Bookshelf Spotlight: Ferdinand Marcos & the Philippines

Featured Books

* Coming of Age: Women’s Colleges in the Philippines During the Post- Marcos Era
* Contested Democracy and The Left in the Philippines After Marcos
* Ferdinand Marcos and the Philippines: The Political Economy of Authoritarianism
* The Marcos File: Was He a Philippine Hero or Corrupt Tyrant?
* The Philippines: The Political Economy of Growth and Impoverishment in the Marcos Era

Coming of Age: Women’s Colleges in the Philippines During the Post- Marcos Era


by Francesca Purcell
Routledge, 2005

In view of the increasing number of Third World countries considering the establishment of women’s colleges to meet the demand for the higher education of women, presenting a case study of two key women’s colleges in the Philippines. Within the context of global, national and local changes since the fall of Ferdinand Marcos in 1986, academic and administrative leaders at two prestigious women’s colleges candidly discuss how their respective institutions adapted to their environments and how the colleges will fare in the future. Preferences for large, coeducational institutions; the emergence of less expensive tertiary institutions; and the downward spiral of a weak national economy combined to destabilized the enrollment base of these colleges.

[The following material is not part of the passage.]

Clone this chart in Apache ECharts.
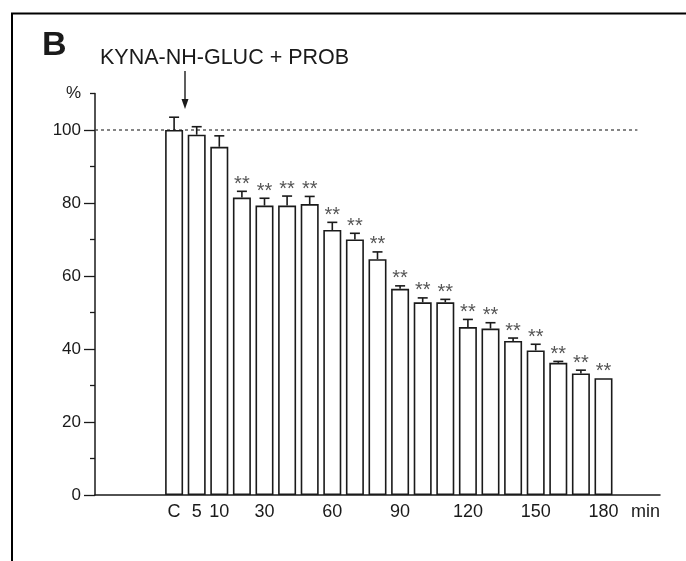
<!DOCTYPE html>
<html>
<head>
<meta charset="utf-8">
<script src="https://cdn.jsdelivr.net/npm/echarts@6/dist/echarts.min.js"></script>
<style>
  html, body { margin: 0; padding: 0; background: #fff; }
  #chart { width: 686px; height: 561px; }
</style>
</head>
<body>
<div id="chart"></div>
<script>
// Sampling times (min) after KYNA-NH-GLUC + probenecid; "C" is the control sample
const times = ['C', '5', '10', '20', '30', '40', '50', '60', '70', '80', '90',
               '100', '110', '120', '130', '140', '150', '160', '170', '180'];
// Times that carry a label on the x axis
const tickLabels = ['C', '5', '10', '30', '60', '90', '120', '150', '180'];
// Mean response, % of control
const meanPct = [100, 98.7, 95.4, 81.5, 79.3, 79.3, 79.7, 72.6, 70.0, 64.6, 56.5,
                 52.8, 52.8, 46.0, 45.6, 42.2, 39.6, 36.2, 33.3, 32.0];
// Standard error of the mean, % of control
const semPct = [3.5, 2.2, 3.0, 1.7, 2.0, 2.6, 2.1, 2.1, 1.7, 2.0, 0.8,
                1.2, 0.8, 2.1, 1.6, 0.8, 1.7, 0.4, 0.9, 0];
// Significance versus control
const signif = ['', '', '', '**', '**', '**', '**', '**', '**', '**', '**',
                '**', '**', '**', '**', '**', '**', '**', '**', '**'];
// y-axis ticks
const yMajorTicks = [0, 20, 40, 60, 80, 100];
const yMinorTicks = [10, 30, 50, 70, 90, 110];
const yMax = 110;
const controlLevel = 100;

const FONT = "'Liberation Sans', Arial, Helvetica, sans-serif";
const INK = '#1a1a1a';

// empty slots on the category axis before the first and after the last sample
const leadSlots = 3, trailSlots = 2;
const slotNames = [];
for (let i = 0; i < leadSlots; i++) slotNames.push('lead' + i);
const axisCats = slotNames.concat(times);
for (let i = 0; i < trailSlots; i++) axisCats.push('trail' + i);

const barData = axisCats.map(c => {
  const k = times.indexOf(c);
  return k >= 0 ? meanPct[k] : null;
});
const errData = times.map((t, k) => [leadSlots + k, meanPct[k], semPct[k]]);

const chart = echarts.init(document.getElementById('chart'), null, { renderer: 'canvas' });

function renderError(params, api) {
  const idx = api.value(0), m = api.value(1), e = api.value(2);
  const base = api.coord([idx, m]);
  const top = api.coord([idx, m + e]);
  const half = 5;
  const children = [];
  const st = { stroke: INK, lineWidth: 1.6 };
  if (e > 0) {
    children.push({ type: 'line', shape: { x1: base[0], y1: base[1], x2: top[0], y2: top[1] }, style: st });
    children.push({ type: 'line', shape: { x1: top[0] - half, y1: top[1], x2: top[0] + half, y2: top[1] }, style: st });
  }
  const mark = signif[params.dataIndex];
  if (mark) {
    children.push({
      type: 'text',
      style: {
        text: mark, x: top[0], y: top[1] - 17,
        align: 'center', verticalAlign: 'top',
        fill: '#555', font: '20px ' + FONT
      }
    });
  }
  return { type: 'group', children };
}

function renderRefLine(params, api) {
  const lvl = api.value(1);
  const y = api.coord([0, lvl])[1];
  const x0 = params.coordSys.x;
  const x1 = api.coord([api.value(0), lvl])[0] + api.size([1, 0])[0] / 2;
  return {
    type: 'line',
    shape: { x1: x0, y1: y, x2: x1, y2: y },
    style: { stroke: '#444', lineWidth: 1.3, lineDash: [3, 3] }
  };
}

const option = {
  animation: false,
  backgroundColor: '#fff',
  grid: { left: 95, right: 26, top: 93.5, bottom: 66 },
  xAxis: {
    type: 'category',
    data: axisCats,
    boundaryGap: true,
    axisLine: { lineStyle: { color: INK, width: 1.5 } },
    axisTick: { show: false },
    axisLabel: {
      interval: 0, margin: 8, color: INK, fontSize: 18, fontFamily: FONT,
      formatter: v => (tickLabels.indexOf(v) >= 0 ? v : '')
    },
    name: 'min',
    nameLocation: 'end',
    nameGap: 0,
    nameTextStyle: { color: INK, fontSize: 18, fontFamily: FONT, align: 'right', verticalAlign: 'top', padding: [8, 0, 0, 0] }
  },
  yAxis: [
    {
      type: 'value', min: 0, max: yMax, interval: 10, position: 'left',
      splitLine: { show: false },
      axisLine: { show: true, lineStyle: { color: INK, width: 1.5 } },
      axisTick: { show: true, customValues: yMinorTicks, length: 5, lineStyle: { color: INK, width: 1.3 } },
      axisLabel: {
        customValues: [yMax], formatter: () => '%', margin: 14,
        color: INK, fontSize: 17, fontFamily: FONT, padding: [0, 0, 8, 0]
      }
    },
    {
      type: 'value', min: 0, max: yMax, interval: 10, position: 'left',
      splitLine: { show: false },
      axisLine: { show: false },
      axisTick: { show: true, customValues: yMajorTicks, length: 11, lineStyle: { color: INK, width: 1.3 } },
      axisLabel: { customValues: yMajorTicks, margin: 14, color: INK, fontSize: 17, fontFamily: FONT }
    }
  ],
  series: [
    {
      type: 'custom',
      name: 'control level',
      renderItem: renderRefLine,
      data: [[leadSlots + times.length, controlLevel]],
      encode: { x: 0, y: 1 },
      silent: true,
      z: 1
    },
    {
      type: 'bar',
      name: 'KYNA-NH-GLUC + PROB',
      data: barData,
      barWidth: 18,
      itemStyle: { color: '#fff', borderColor: INK, borderWidth: 1.6 },
      z: 2
    },
    {
      type: 'custom',
      name: 'SEM',
      renderItem: renderError,
      data: errData,
      encode: { x: 0, y: 1 },
      silent: true,
      z: 3
    }
  ]
};

chart.setOption(option);

// Panel frame, panel letter, treatment caption and the arrow marking the start of treatment
const xC = chart.convertToPixel({ xAxisIndex: 0 }, leadSlots);
const x5 = chart.convertToPixel({ xAxisIndex: 0 }, leadSlots + 1);
const ax = Math.round((xC + x5) / 2);
chart.setOption({
  graphic: [
    { type: 'rect', shape: { x: 12, y: 13.5, width: 720, height: 600 }, style: { fill: null, stroke: '#000', lineWidth: 2 } },
    { type: 'text', style: { text: 'B', x: 42, y: 63, verticalAlign: 'bottom', font: 'bold 34px ' + FONT, fill: INK } },
    { type: 'text', style: { text: 'KYNA-NH-GLUC + PROB', x: 100, y: 69, verticalAlign: 'bottom', font: '21.5px ' + FONT, fill: INK } },
    { type: 'line', shape: { x1: ax, y1: 71, x2: ax, y2: 101 }, style: { stroke: INK, lineWidth: 1.4 } },
    { type: 'polygon', shape: { points: [[ax - 3.5, 99], [ax + 3.5, 99], [ax, 109]] }, style: { fill: INK } }
  ]
});
</script>
</body>
</html>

Factors unique to the Philippines including an increasing number of female overseas contract workers; struggles with national language preferences; and the growth of feminism also affected the colleges. In response, the colleges expanded their curricula, chose high-profile presidents, focused on faculty development, and acquired technology. Decision-markers at these colleges will have to continue in their efforts at solidifying their positions in the Philippine higher education system. The book that women’s colleges worldwide must articulate their unique purposes and collaborate with other institutions to strengthen their organizations.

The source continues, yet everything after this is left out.